My routine this morning was probably a lot like yours. I rolled out of bed, sucked down the coffee, and went to work.
Problem was, I couldn’t work. First came the Facebook notification (so timely too!) about bullet-proof blankets for elementary children. They’re so simple.
Just put your little arms through these handy straps and assume the fetal position in the hallway.
I wonder if the manufacturer contemplated their color choice: red, as in the bullseye. Savvy marketers that they are, they did remember to offer different sizes.
The morning headlines informed me that one of the most prestigious schools in my community canceled their orchestra and hula groups’ much-anticipated Christmas tour to New York City and Rome. They’d been scheduled to perform near the Vatican on Christmas Day. Now they have cancelled tickets and a wariness of the world. “It’s just a real shame the world is in the shape it’s in,” explained the Head of School when making the announcement.
I thought back to a conversation yesterday with a gifted educator telling me about preschools now performing active shooter drills, where the “pretend” maniac uses a toy gun to hunt through the hallways while teachers and children practice hiding and remaining quiet in the face of fear. Maybe someone thought that was a good idea. To me, these drills sound like a prescription for PTSD and paranoia before the kids’ first roller-coaster ride.
Then came the story from a friend about her 95-year old mother, who loves the warm, inviting assisted living facility where she now lives. “The topic of conversation at the dinner table last night,” my friend said, “was how vulnerable they all feel and how afraid they are. The building is without security and is welcoming and loving to all who enter.” Old people, jello salad, roast chicken, and a wary eye for the gunman in the shadows. Do they wonder how they’ll escape, duck under the table, or make a run for the door? Do they look at their feeble limbs and walkers and canes and feel scared, helpless?
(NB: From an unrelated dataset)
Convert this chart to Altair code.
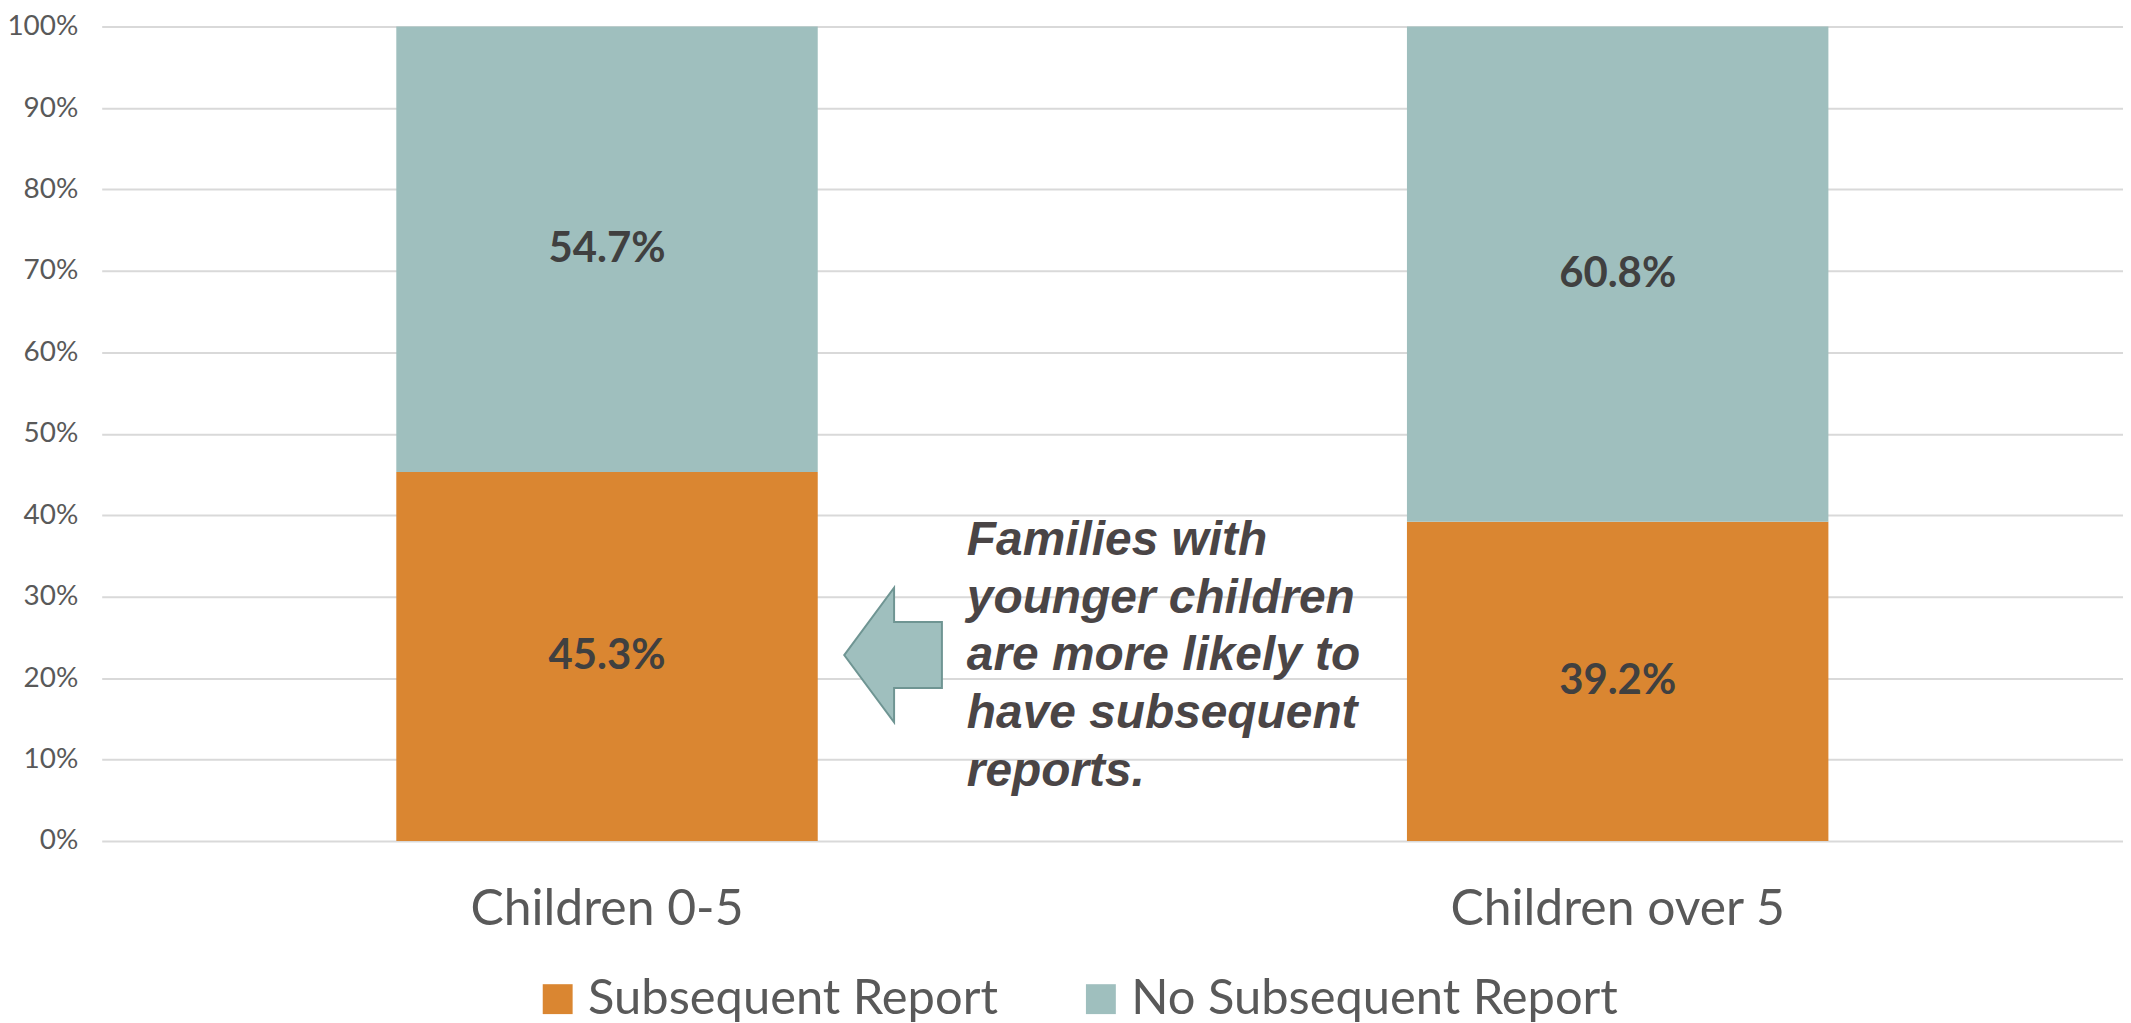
import altair as alt
import pandas as pd

categories = ["Children 0-5", "Children over 5"]
series = ["Subsequent Report", "No Subsequent Report"]
subsequent = [45.3, 39.2]
no_subsequent = [54.7, 60.8]
y_ticks = [0, 10, 20, 30, 40, 50, 60, 70, 80, 90, 100]
note_lines = ["Families with", "younger children", "are more likely to", "have subsequent", "reports."]

colors = ["#DA8631", "#9FBFBE"]

rows = []
for i, c in enumerate(categories):
    rows.append({"cat": c, "series": series[0], "value": subsequent[i], "ord": 0})
    rows.append({"cat": c, "series": series[1], "value": no_subsequent[i], "ord": 1})
df = pd.DataFrame(rows)

xenc = alt.X(
    "cat:N",
    sort=categories,
    title=None,
    scale=alt.Scale(paddingInner=0.583, paddingOuter=0.2915),
    axis=alt.Axis(labelAngle=0, domain=False, ticks=False, grid=False,
                  labelFont="Lato", labelFontSize=50, labelColor="#595959",
                  labelPadding=44, labelLimit=1000),
)

bars = alt.Chart(df).mark_bar().encode(
    x=xenc,
    y=alt.Y("value:Q", stack="zero", title=None,
            scale=alt.Scale(domain=[0, 100], nice=False),
            axis=alt.Axis(values=y_ticks, labelExpr="datum.value + '%'",
                          domain=False, ticks=False, grid=True,
                          gridColor="#D9D9D9", gridWidth=2,
                          labelFont="Lato", labelFontSize=28, labelColor="#595959",
                          labelPadding=24)),
    color=alt.Color("series:N",
                    scale=alt.Scale(domain=series, range=colors),
                    legend=alt.Legend(title=None, orient="none", legendX=433, legendY=951,
                                      direction="horizontal", symbolType="square",
                                      symbolSize=900, symbolStrokeWidth=0,
                                      labelFont="Lato", labelFontSize=49,
                                      labelColor="#595959", labelLimit=1000,
                                      labelOffset=6, columnPadding=78)),
    order=alt.Order("ord:Q", sort="ascending"),
)

labels = alt.Chart(df).transform_stack(
    stack="value", groupby=["cat"], as_=["y0", "y1"],
    sort=[alt.SortField("ord", order="ascending")],
).transform_calculate(
    mid="(datum.y0 + datum.y1) / 2",
    lbl="format(datum.value, '.1f') + '%'",
).mark_text(font="Lato", fontSize=42, fontWeight="bold", color="#404040",
            baseline="middle", align="center").encode(
    x=alt.X("cat:N", sort=categories),
    y=alt.Y("mid:Q"),
    text="lbl:N",
)

arrow_path = "M -0.726 0 L 0.015 -1 L 0.015 -0.49 L 0.726 -0.49 L 0.726 0.49 L 0.015 0.49 L 0.015 1 Z"
anno_df = pd.DataFrame({"k": [0]})
arrow = alt.Chart(anno_df).mark_point(
    shape=arrow_path, filled=True, fill="#9FBFBE", stroke="#6F9593",
    strokeWidth=2, size=18225, opacity=1, fillOpacity=1, strokeOpacity=1,
).encode(x=alt.value(794), y=alt.value(630.5))

note = alt.Chart(anno_df).mark_text(
    font="Liberation Sans", fontSize=48, fontWeight="bold", fontStyle="italic",
    color="#4A4546", align="left", baseline="alphabetic", lineHeight=58,
    lineBreak="\n",
).encode(x=alt.value(868), y=alt.value(530), text=alt.value("\n".join(note_lines)))

chart = alt.layer(bars, labels, arrow, note).properties(
    width=2028, height=817,
    padding={"left": 94, "top": 17, "right": 0, "bottom": 181},
    autosize=alt.AutoSizeParams(type="none"),
).configure_view(strokeWidth=0)

chart.save("out.html", embed_options={"renderer": "svg", "actions": False})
Once again, our most precious and vulnerable – our children and our elders – are most afraid, feeling most at risk.
I’m all for the “thoughts and prayers.” In my day-to-day life, I figure I need as many of those as I can get. But seriously, when have they ever solved anything? In my everyday normal life, “thoughts and prayers” have never helped me shed a pound, land a client, overcome PTSD, recover from a broken heart, or get out of bed when what I want most is to pull the covers over my head. Anybody who’s ever faced a challenge knows this.
But here’s the rub.
Sometimes, we let our challenges become our new normal, devoid of the conviction or courage or dedication to force the change we want. We get tired. We give up. I have come to terms with these extra pounds I drag around, accepting that they may be with me for a while. When it takes 30 minutes to go three miles because of insufferable gridlock, I choose to turn up the tunes and accept it. When fuel prices plummet and airfares soar, I still buy the ticket to bring my son home for Christmas. I could make other choices – lose the weight, walk, bring him home for Valentines Day instead, when prices drop. I make the choice to accept these things as my normal, my life, my world.
I do not, however, choose to accept active shooter drills and the gunning down of innocents as our new normal, our way of life. I do not choose to accept the notion that the world is a sad and scary place.
And I do not choose to accept the notion that this is a “political” problem, one that can only be solved in Washington, or by others. I do not believe that the rest of us are bystanders while “they” choose whether to address the problem or not.
Change isn’t easy. It never is. There are conflicting views, long-held beliefs, complications and contingencies deep enough to drown in. But I believe that solutions come with discussion, understanding, compromise, hard work. They don’t come in some big sweeping wave, but rather drop by drop, until collectively, a reservoir of hope springs up.
This is our world and our problem and our “thoughts and prayers” are a given. But we can’t stop there. We can’t accept these atrocities as our new normal. We can’t just wring our hands and whine about it. We can do something.
Pick up the phone. Send an email. Start a discussion. Donate money to the organizations trying to effect changes in our laws. Support candidates who share your views; oppose those who don’t. Volunteer in mental health facilities and advocate for better mental health care. Get involved. Stuff envelopes. Show up at rallies. Write letters to your newspaper. Talk to your children and your neighbors and even those family members who don’t share your point of view. Don’t scream at each other. Listen, and try to understand. Make it a priority. Make it important.
This isn’t a problem for the politicians and the leaders and the religious zealots. We can’t point to them and say “fix this.” That’s our job. Get the parade for change going, and they’ll fall right in.
Because there’s one thing we all know to be true: every politician, leader, and religious zealot loves a good parade. It’s our job to give them one.